Gilliam’s ‘Tideland’ turns for HanWay

Adaptation of Cullin novel a British/Canadian co-prod'n

New movies by Terry Gilliam and Tom DiCillo head the slate of HanWay Films, the sales arm of Jeremy Thomas’ Recorded Picture Co.

Thomas has finally pulled together the long-mooted Gilliam project “Tideland.” It will start shooting Sept. 7 in Saskatchewan, Canada, once the director has finished his current pic, “Brothers Grimm.”

Co-scripted by Gilliam and Tony Grisoni, “Tideland” is adapted from Mitch Cullin’s novel about a girl in rural Texas who escapes from the grim reality of her life into a world of fantasy.

She is accompanied on her adventures of the imagination by four disembodied dolls’ heads, which Thomas says will be voiced by well-known actors.

Pic is being set up as a British/Canadian co-production, with tax coin from the U.K. and Saskatchewan. A block of European rights has been pre-sold to an investor, and HanWay will be selling those territories to distribs on the investor’s behalf.

DiCillo’s “Delirious,” starring Steve Buscemi and Michael Pitt, also will start shooting in September, on location in New York. Produced by Robert Salerno, it’s being fully financed by HanWay.

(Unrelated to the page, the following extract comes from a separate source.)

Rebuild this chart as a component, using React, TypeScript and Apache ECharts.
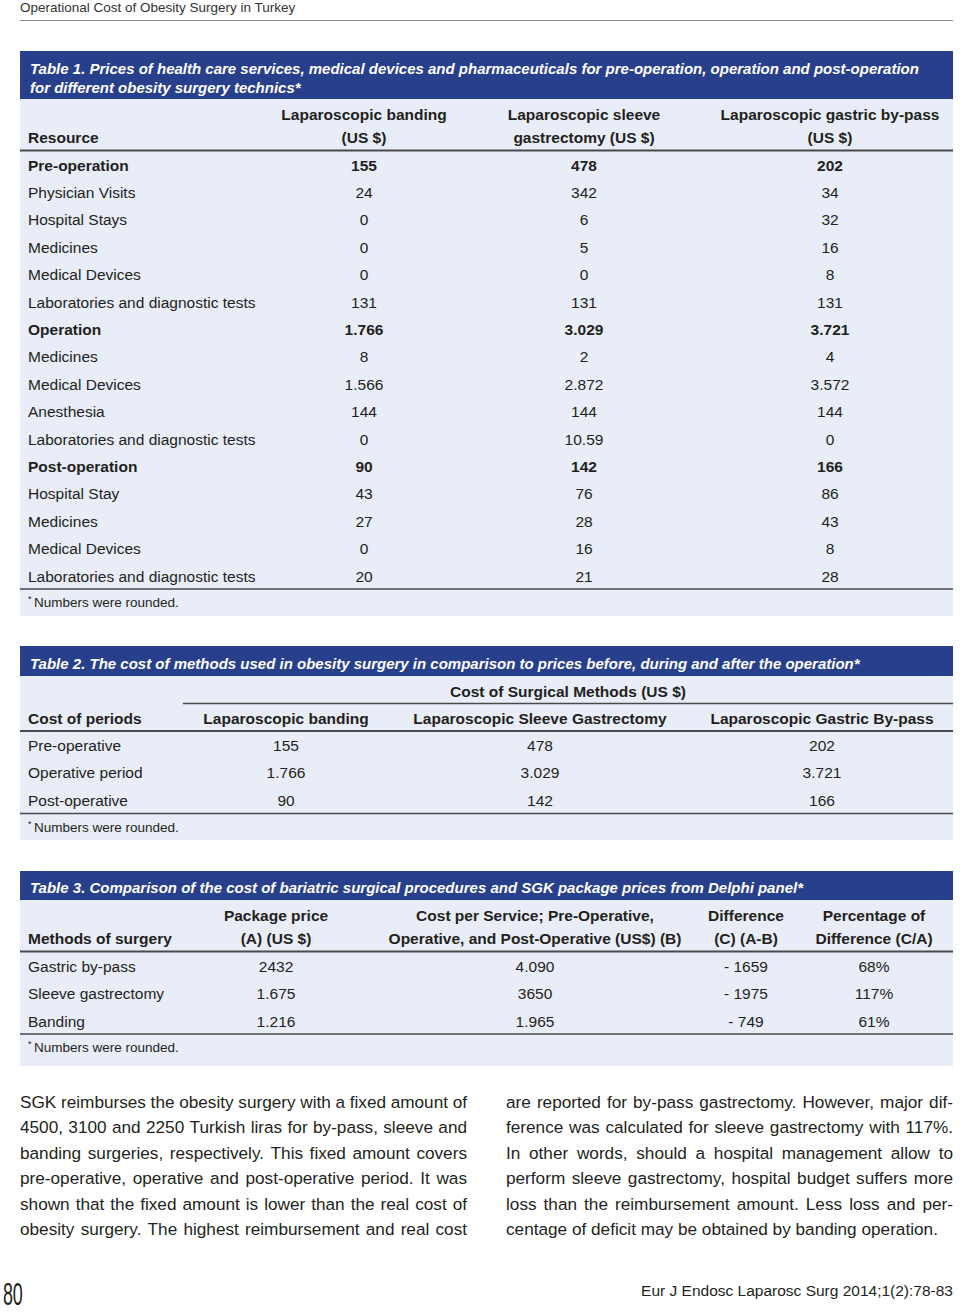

It’s described as “a star-studded merry-go-round set in hip, modern-day New York City,” following the comic adventures of a lowly paparazzo and a homeless boy on his way to becoming a star.

Meanwhile, the Wim Wenders project “Don’t Come Knocking” is set to shoot in July. Sam Shepard wrote the script and also stars as an aging cowboy star who rides off the set in midshoot on a voyage of self-discovery.

Co-stars include Jean Reno, Jessica Lange, Gabriel Mann and Clea DuVall. Sony Pictures Classics has North American rights, and the project also is pre-sold to Ocean in France, Mikado in Italy and X-Filme in Germany.

HanWay also is repping worldwide sales on Nick Love’s controversial Brit soccer hooligan movie “The Football Factory.”

HanWay’s CGI-animated movie “Back to Gaya” has been sold to Entertainment Film Distributors in the U.K. and Metropolitan in France.